## Exercise instructions
Copy out the material below in full, but not its images.

#####

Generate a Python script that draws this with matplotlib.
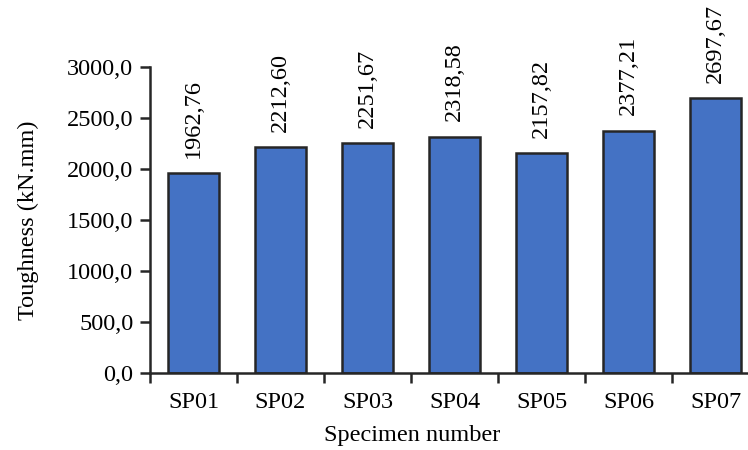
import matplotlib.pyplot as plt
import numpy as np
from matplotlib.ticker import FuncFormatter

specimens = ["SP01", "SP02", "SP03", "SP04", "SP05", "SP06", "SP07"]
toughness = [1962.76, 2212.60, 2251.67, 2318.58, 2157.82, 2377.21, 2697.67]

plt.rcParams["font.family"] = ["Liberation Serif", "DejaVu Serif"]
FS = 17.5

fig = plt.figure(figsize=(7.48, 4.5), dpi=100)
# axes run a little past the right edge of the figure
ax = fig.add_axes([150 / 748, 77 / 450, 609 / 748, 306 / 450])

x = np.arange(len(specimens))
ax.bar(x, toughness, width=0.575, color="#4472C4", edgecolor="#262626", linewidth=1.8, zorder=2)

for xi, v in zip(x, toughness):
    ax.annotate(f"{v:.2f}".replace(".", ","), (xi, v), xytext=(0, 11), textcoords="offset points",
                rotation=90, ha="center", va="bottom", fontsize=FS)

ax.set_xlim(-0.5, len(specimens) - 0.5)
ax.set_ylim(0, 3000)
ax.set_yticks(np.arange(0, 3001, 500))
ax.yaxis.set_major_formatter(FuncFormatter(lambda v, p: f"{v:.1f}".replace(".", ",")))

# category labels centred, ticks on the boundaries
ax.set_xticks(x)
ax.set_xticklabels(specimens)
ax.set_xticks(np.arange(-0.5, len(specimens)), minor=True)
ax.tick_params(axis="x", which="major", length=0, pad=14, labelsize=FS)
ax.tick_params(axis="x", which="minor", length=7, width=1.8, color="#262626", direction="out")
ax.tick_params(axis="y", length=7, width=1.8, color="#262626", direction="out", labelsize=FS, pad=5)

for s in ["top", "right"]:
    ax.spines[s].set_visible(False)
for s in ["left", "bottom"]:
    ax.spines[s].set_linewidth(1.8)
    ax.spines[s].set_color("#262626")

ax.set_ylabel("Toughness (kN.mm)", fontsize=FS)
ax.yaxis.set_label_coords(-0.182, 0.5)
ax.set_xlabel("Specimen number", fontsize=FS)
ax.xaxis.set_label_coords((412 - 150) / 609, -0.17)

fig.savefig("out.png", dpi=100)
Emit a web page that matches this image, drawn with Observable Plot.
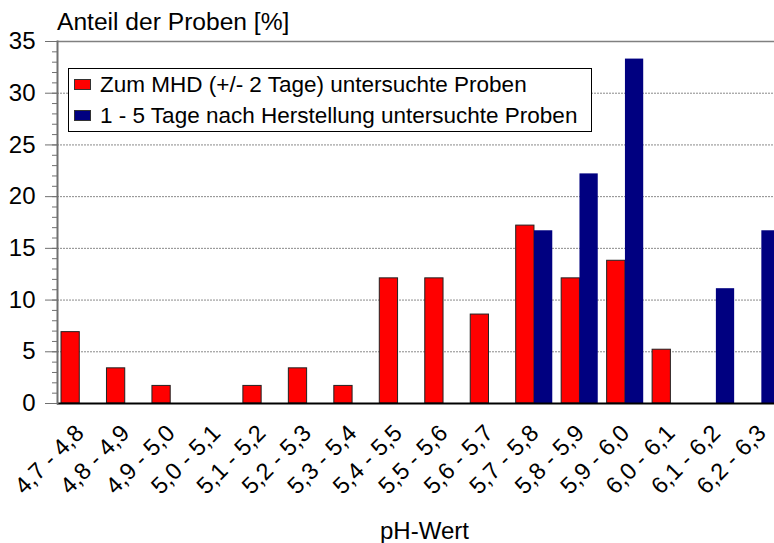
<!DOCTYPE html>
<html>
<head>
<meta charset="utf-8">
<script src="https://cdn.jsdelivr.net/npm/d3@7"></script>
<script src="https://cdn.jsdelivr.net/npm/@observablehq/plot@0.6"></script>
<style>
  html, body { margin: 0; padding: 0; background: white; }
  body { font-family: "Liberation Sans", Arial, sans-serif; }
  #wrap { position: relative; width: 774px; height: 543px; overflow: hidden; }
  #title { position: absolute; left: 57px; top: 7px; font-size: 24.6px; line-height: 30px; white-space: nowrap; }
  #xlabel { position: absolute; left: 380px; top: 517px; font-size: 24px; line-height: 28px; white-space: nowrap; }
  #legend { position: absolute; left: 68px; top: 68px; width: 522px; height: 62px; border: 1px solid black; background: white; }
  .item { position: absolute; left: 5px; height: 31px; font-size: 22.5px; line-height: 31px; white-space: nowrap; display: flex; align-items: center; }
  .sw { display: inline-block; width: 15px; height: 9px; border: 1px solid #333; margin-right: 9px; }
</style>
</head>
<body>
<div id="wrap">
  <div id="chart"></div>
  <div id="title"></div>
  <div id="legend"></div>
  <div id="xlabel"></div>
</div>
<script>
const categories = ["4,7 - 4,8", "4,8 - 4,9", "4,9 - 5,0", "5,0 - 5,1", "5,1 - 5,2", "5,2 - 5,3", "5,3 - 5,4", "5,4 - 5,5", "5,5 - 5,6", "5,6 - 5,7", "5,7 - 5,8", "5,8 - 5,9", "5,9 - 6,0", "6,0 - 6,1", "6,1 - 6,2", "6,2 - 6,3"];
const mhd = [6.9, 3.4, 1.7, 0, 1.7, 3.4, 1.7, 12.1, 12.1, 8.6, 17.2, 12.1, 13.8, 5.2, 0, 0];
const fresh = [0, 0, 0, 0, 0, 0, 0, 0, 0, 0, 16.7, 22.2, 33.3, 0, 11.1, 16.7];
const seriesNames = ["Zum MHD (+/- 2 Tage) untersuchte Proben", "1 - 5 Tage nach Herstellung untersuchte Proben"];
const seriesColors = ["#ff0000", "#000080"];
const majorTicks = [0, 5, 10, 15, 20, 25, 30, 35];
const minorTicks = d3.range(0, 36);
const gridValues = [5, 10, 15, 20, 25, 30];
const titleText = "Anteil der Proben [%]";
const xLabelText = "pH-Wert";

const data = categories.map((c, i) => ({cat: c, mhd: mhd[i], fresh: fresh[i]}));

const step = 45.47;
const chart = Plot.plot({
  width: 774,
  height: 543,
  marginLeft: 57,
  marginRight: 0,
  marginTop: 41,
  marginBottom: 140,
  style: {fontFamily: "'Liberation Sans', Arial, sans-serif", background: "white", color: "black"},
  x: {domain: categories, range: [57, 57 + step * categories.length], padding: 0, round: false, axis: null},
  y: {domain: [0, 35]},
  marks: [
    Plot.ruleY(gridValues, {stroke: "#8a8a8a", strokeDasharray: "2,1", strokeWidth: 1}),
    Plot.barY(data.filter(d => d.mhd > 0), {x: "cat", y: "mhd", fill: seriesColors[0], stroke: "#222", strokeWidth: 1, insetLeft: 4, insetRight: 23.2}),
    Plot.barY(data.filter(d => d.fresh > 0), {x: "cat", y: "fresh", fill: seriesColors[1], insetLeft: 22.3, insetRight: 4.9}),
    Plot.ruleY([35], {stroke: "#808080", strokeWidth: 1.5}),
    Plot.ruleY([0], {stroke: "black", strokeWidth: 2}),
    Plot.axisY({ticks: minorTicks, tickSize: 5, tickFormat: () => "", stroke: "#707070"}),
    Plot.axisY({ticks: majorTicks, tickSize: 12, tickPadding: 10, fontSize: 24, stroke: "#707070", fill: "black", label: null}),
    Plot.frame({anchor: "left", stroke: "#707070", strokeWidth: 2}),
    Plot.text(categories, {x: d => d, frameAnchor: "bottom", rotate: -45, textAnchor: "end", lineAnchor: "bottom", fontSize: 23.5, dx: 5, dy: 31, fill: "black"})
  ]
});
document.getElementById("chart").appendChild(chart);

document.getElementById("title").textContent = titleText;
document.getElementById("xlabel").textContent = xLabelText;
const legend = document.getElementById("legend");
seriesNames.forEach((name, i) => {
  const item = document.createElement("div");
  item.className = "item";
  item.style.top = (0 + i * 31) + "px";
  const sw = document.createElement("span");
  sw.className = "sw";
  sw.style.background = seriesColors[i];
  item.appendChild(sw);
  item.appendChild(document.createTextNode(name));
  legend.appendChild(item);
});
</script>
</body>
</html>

#####

## Task output
Generate a Python script that draws this with matplotlib.
import matplotlib.pyplot as plt
import numpy as np
from matplotlib.ticker import FuncFormatter

specimens = ["SP01", "SP02", "SP03", "SP04", "SP05", "SP06", "SP07"]
toughness = [1962.76, 2212.60, 2251.67, 2318.58, 2157.82, 2377.21, 2697.67]

plt.rcParams["font.family"] = ["Liberation Serif", "DejaVu Serif"]
FS = 17.5

fig = plt.figure(figsize=(7.48, 4.5), dpi=100)
# axes run a little past the right edge of the figure
ax = fig.add_axes([150 / 748, 77 / 450, 609 / 748, 306 / 450])

x = np.arange(len(specimens))
ax.bar(x, toughness, width=0.575, color="#4472C4", edgecolor="#262626", linewidth=1.8, zorder=2)

for xi, v in zip(x, toughness):
    ax.annotate(f"{v:.2f}".replace(".", ","), (xi, v), xytext=(0, 11), textcoords="offset points",
                rotation=90, ha="center", va="bottom", fontsize=FS)

ax.set_xlim(-0.5, len(specimens) - 0.5)
ax.set_ylim(0, 3000)
ax.set_yticks(np.arange(0, 3001, 500))
ax.yaxis.set_major_formatter(FuncFormatter(lambda v, p: f"{v:.1f}".replace(".", ",")))

# category labels centred, ticks on the boundaries
ax.set_xticks(x)
ax.set_xticklabels(specimens)
ax.set_xticks(np.arange(-0.5, len(specimens)), minor=True)
ax.tick_params(axis="x", which="major", length=0, pad=14, labelsize=FS)
ax.tick_params(axis="x", which="minor", length=7, width=1.8, color="#262626", direction="out")
ax.tick_params(axis="y", length=7, width=1.8, color="#262626", direction="out", labelsize=FS, pad=5)

for s in ["top", "right"]:
    ax.spines[s].set_visible(False)
for s in ["left", "bottom"]:
    ax.spines[s].set_linewidth(1.8)
    ax.spines[s].set_color("#262626")

ax.set_ylabel("Toughness (kN.mm)", fontsize=FS)
ax.yaxis.set_label_coords(-0.182, 0.5)
ax.set_xlabel("Specimen number", fontsize=FS)
ax.xaxis.set_label_coords((412 - 150) / 609, -0.17)

fig.savefig("out.png", dpi=100)
Emit a web page that matches this image, drawn with Observable Plot.
<!DOCTYPE html>
<html>
<head>
<meta charset="utf-8">
<script src="https://cdn.jsdelivr.net/npm/d3@7"></script>
<script src="https://cdn.jsdelivr.net/npm/@observablehq/plot@0.6"></script>
<style>
  html, body { margin: 0; padding: 0; background: white; }
  body { font-family: "Liberation Sans", Arial, sans-serif; }
  #wrap { position: relative; width: 774px; height: 543px; overflow: hidden; }
  #title { position: absolute; left: 57px; top: 7px; font-size: 24.6px; line-height: 30px; white-space: nowrap; }
  #xlabel { position: absolute; left: 380px; top: 517px; font-size: 24px; line-height: 28px; white-space: nowrap; }
  #legend { position: absolute; left: 68px; top: 68px; width: 522px; height: 62px; border: 1px solid black; background: white; }
  .item { position: absolute; left: 5px; height: 31px; font-size: 22.5px; line-height: 31px; white-space: nowrap; display: flex; align-items: center; }
  .sw { display: inline-block; width: 15px; height: 9px; border: 1px solid #333; margin-right: 9px; }
</style>
</head>
<body>
<div id="wrap">
  <div id="chart"></div>
  <div id="title"></div>
  <div id="legend"></div>
  <div id="xlabel"></div>
</div>
<script>
const categories = ["4,7 - 4,8", "4,8 - 4,9", "4,9 - 5,0", "5,0 - 5,1", "5,1 - 5,2", "5,2 - 5,3", "5,3 - 5,4", "5,4 - 5,5", "5,5 - 5,6", "5,6 - 5,7", "5,7 - 5,8", "5,8 - 5,9", "5,9 - 6,0", "6,0 - 6,1", "6,1 - 6,2", "6,2 - 6,3"];
const mhd = [6.9, 3.4, 1.7, 0, 1.7, 3.4, 1.7, 12.1, 12.1, 8.6, 17.2, 12.1, 13.8, 5.2, 0, 0];
const fresh = [0, 0, 0, 0, 0, 0, 0, 0, 0, 0, 16.7, 22.2, 33.3, 0, 11.1, 16.7];
const seriesNames = ["Zum MHD (+/- 2 Tage) untersuchte Proben", "1 - 5 Tage nach Herstellung untersuchte Proben"];
const seriesColors = ["#ff0000", "#000080"];
const majorTicks = [0, 5, 10, 15, 20, 25, 30, 35];
const minorTicks = d3.range(0, 36);
const gridValues = [5, 10, 15, 20, 25, 30];
const titleText = "Anteil der Proben [%]";
const xLabelText = "pH-Wert";

const data = categories.map((c, i) => ({cat: c, mhd: mhd[i], fresh: fresh[i]}));

const step = 45.47;
const chart = Plot.plot({
  width: 774,
  height: 543,
  marginLeft: 57,
  marginRight: 0,
  marginTop: 41,
  marginBottom: 140,
  style: {fontFamily: "'Liberation Sans', Arial, sans-serif", background: "white", color: "black"},
  x: {domain: categories, range: [57, 57 + step * categories.length], padding: 0, round: false, axis: null},
  y: {domain: [0, 35]},
  marks: [
    Plot.ruleY(gridValues, {stroke: "#8a8a8a", strokeDasharray: "2,1", strokeWidth: 1}),
    Plot.barY(data.filter(d => d.mhd > 0), {x: "cat", y: "mhd", fill: seriesColors[0], stroke: "#222", strokeWidth: 1, insetLeft: 4, insetRight: 23.2}),
    Plot.barY(data.filter(d => d.fresh > 0), {x: "cat", y: "fresh", fill: seriesColors[1], insetLeft: 22.3, insetRight: 4.9}),
    Plot.ruleY([35], {stroke: "#808080", strokeWidth: 1.5}),
    Plot.ruleY([0], {stroke: "black", strokeWidth: 2}),
    Plot.axisY({ticks: minorTicks, tickSize: 5, tickFormat: () => "", stroke: "#707070"}),
    Plot.axisY({ticks: majorTicks, tickSize: 12, tickPadding: 10, fontSize: 24, stroke: "#707070", fill: "black", label: null}),
    Plot.frame({anchor: "left", stroke: "#707070", strokeWidth: 2}),
    Plot.text(categories, {x: d => d, frameAnchor: "bottom", rotate: -45, textAnchor: "end", lineAnchor: "bottom", fontSize: 23.5, dx: 5, dy: 31, fill: "black"})
  ]
});
document.getElementById("chart").appendChild(chart);

document.getElementById("title").textContent = titleText;
document.getElementById("xlabel").textContent = xLabelText;
const legend = document.getElementById("legend");
seriesNames.forEach((name, i) => {
  const item = document.createElement("div");
  item.className = "item";
  item.style.top = (0 + i * 31) + "px";
  const sw = document.createElement("span");
  sw.className = "sw";
  sw.style.background = seriesColors[i];
  item.appendChild(sw);
  item.appendChild(document.createTextNode(name));
  legend.appendChild(item);
});
</script>
</body>
</html>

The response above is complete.